> Objective: Leave out every picture, and retype exactly the lines from the line with "Reproduce this chart" through the line with "ax = fig.add_axes([152", both ends included.

> Source records:
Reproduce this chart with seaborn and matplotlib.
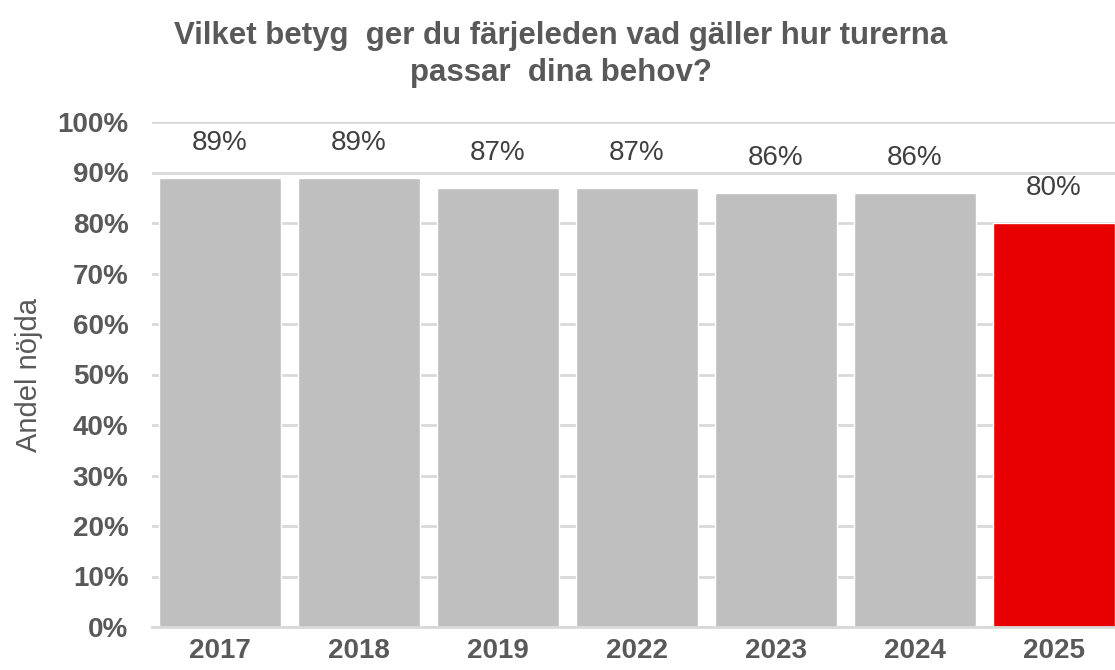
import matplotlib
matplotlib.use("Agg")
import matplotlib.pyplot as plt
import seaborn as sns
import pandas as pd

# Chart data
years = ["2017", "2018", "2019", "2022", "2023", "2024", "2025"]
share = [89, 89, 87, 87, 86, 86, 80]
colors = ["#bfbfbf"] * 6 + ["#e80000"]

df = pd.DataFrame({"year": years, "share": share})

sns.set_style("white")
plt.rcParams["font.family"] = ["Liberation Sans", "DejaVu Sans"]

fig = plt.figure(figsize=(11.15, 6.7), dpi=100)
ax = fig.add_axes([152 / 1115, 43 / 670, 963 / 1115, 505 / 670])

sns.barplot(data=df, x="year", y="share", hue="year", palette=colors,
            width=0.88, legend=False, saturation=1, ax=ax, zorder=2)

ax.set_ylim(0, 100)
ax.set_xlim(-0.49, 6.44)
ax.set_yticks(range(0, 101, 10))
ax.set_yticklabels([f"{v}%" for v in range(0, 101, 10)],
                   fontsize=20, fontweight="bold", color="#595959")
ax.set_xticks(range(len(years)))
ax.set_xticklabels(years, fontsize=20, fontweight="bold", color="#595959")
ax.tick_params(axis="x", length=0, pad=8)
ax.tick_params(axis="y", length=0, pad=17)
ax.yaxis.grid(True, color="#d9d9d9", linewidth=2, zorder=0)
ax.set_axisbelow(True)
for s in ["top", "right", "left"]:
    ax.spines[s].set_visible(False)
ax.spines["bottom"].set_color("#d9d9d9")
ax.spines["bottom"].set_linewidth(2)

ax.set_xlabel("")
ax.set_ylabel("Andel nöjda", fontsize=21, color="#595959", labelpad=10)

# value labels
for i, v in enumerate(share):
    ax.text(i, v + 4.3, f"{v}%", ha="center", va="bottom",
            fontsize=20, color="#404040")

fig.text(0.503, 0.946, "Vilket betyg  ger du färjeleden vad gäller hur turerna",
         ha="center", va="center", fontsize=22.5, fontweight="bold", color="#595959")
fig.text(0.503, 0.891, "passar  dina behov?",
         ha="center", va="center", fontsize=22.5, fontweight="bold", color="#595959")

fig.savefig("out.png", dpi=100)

---

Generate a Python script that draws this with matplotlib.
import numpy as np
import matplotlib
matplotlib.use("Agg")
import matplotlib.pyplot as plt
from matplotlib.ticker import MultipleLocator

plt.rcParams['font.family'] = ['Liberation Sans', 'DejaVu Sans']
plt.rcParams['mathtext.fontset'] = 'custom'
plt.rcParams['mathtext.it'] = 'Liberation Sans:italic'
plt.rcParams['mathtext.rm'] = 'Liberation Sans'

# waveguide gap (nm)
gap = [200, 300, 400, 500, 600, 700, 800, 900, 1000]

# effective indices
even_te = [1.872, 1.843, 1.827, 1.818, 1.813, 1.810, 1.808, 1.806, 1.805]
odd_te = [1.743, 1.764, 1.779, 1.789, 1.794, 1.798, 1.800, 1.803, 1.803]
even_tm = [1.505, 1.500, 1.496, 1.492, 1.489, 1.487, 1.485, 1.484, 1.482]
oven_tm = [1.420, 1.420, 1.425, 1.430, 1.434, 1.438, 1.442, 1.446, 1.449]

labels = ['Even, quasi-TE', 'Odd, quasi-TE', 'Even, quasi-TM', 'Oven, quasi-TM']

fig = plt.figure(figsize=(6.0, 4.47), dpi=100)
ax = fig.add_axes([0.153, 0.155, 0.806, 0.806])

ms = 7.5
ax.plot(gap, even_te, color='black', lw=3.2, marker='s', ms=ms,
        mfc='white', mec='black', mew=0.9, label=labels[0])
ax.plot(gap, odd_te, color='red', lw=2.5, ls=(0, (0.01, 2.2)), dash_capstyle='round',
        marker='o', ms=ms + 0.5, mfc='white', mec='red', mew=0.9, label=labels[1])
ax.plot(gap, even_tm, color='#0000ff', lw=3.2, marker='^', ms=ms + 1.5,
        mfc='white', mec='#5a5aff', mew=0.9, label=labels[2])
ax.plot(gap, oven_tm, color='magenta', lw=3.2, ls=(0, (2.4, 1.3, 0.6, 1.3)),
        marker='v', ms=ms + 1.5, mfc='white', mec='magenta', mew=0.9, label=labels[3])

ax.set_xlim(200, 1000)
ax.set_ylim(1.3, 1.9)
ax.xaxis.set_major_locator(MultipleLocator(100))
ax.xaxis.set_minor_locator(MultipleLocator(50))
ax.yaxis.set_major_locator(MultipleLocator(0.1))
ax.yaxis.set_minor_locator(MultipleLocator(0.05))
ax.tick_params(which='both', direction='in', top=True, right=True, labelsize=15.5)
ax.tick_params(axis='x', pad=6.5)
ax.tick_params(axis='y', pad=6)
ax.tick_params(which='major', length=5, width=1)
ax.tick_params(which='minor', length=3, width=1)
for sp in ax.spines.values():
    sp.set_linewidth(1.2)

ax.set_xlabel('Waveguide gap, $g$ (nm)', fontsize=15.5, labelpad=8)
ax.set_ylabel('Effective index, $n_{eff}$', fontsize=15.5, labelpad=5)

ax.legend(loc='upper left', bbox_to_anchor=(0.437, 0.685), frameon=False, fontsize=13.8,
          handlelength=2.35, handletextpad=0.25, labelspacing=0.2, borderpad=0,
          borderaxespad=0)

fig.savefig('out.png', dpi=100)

> Output:
Reproduce this chart with seaborn and matplotlib.
import matplotlib
matplotlib.use("Agg")
import matplotlib.pyplot as plt
import seaborn as sns
import pandas as pd

# Chart data
years = ["2017", "2018", "2019", "2022", "2023", "2024", "2025"]
share = [89, 89, 87, 87, 86, 86, 80]
colors = ["#bfbfbf"] * 6 + ["#e80000"]

df = pd.DataFrame({"year": years, "share": share})

sns.set_style("white")
plt.rcParams["font.family"] = ["Liberation Sans", "DejaVu Sans"]

fig = plt.figure(figsize=(11.15, 6.7), dpi=100)
ax = fig.add_axes([152 / 1115, 43 / 670, 963 / 1115, 505 / 670])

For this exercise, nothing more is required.